Arrhenius behavior of the sublimation–condensation coefficient C2. Each data point in blue represents five measurements on five different scratches; a linear fit yields an activation energy of ΔE = 58.6 ± 4.6 kJ/mol.

The above results indicate that the scratch healing of ice occurs through a sublimation–condensation mechanism. We now discuss earlier experimental results that were previously interpreted in terms of the other proposed scratch-healing mechanisms. First, consider the liquid layer interpretation of Faraday. This concept received widespread acclaim by rather precarious comparisons between the physical properties of thin liquid layers and the topmost layer of ice.[47−49] However, none of the sintering experiments could be quantitatively reproduced by the liquid layer model.[3]

Second, the research that concluded that volumetric bulk diffusion is responsible for the sintering of small ice beads was conducted in a liquid kerosene saturated environment.[20] This inhibited the movement of the molecules along the surface and, more importantly, completely prevented mass diffusion via the vapor phase. Hence, this specific experiment on ice sintering is not generally applicable.

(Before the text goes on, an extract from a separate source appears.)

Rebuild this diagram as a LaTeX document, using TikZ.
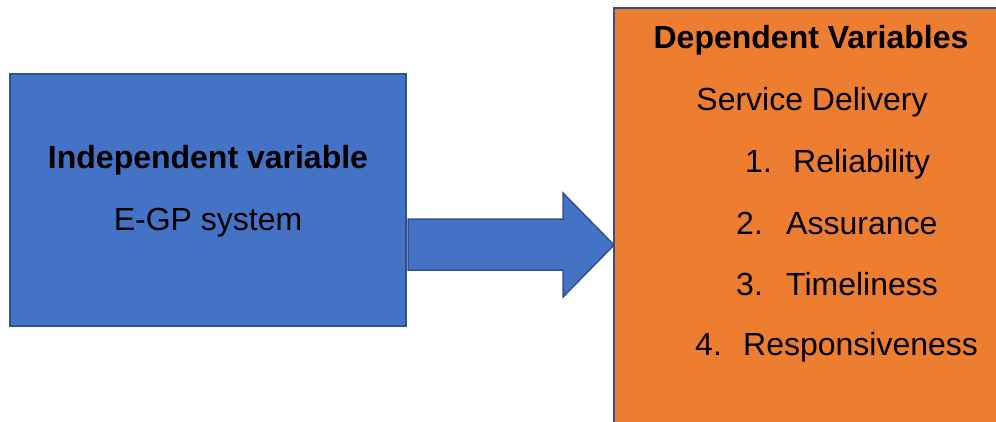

Third, the research on surface diffusion, done by Kingery, matched the theoretical predictions of the neck growth between two touching ice spheres. However, the obtained activation energy of approximately 115 kJ/mol is more than twice the latent heat of sublimation.[16] Remarkably, when we force the model for surface diffusion onto the data of our scratch-healing experiments, we obtain a similar activation energy of ΔE = 100.0 ± 11.1 kJ/mol. Weber et al. used friction experiments and molecular dynamic simulations on the topmost layer of solid water molecules to demonstrate that the activation energy of surface diffusion is roughly 11.5 kJ/mol: 1 order of magnitude lower.[50]

Conclusion

To conclude, we find that the detachment and reattachment of highly mobile water molecules on the ice surface causes scratches in the ice surface to heal spontaneously. By quantitatively studying the scratch-healing behavior of micrometer-sized scratches, and comparing the results with four models proposed for the transport of molecules on the ice surface, we conclude that the main mechanism of transport is through sublimation and condensation. We propose that the efficient scratch healing of ice compared to other materials might be due to the water molecules in ice being connected by hydrogen bonds: in contrast to the attractive interactions in the crystals of most other materials, hydrogen bonding is highly cooperative, meaning that breaking four hydrogen bonds in the bulk requires much more than 2 times the energy required for breaking two hydrogen bonds at the interface. As a consequence, the water molecules at the surface can detach relatively easily, even though the bulk crystal phase is completely stable.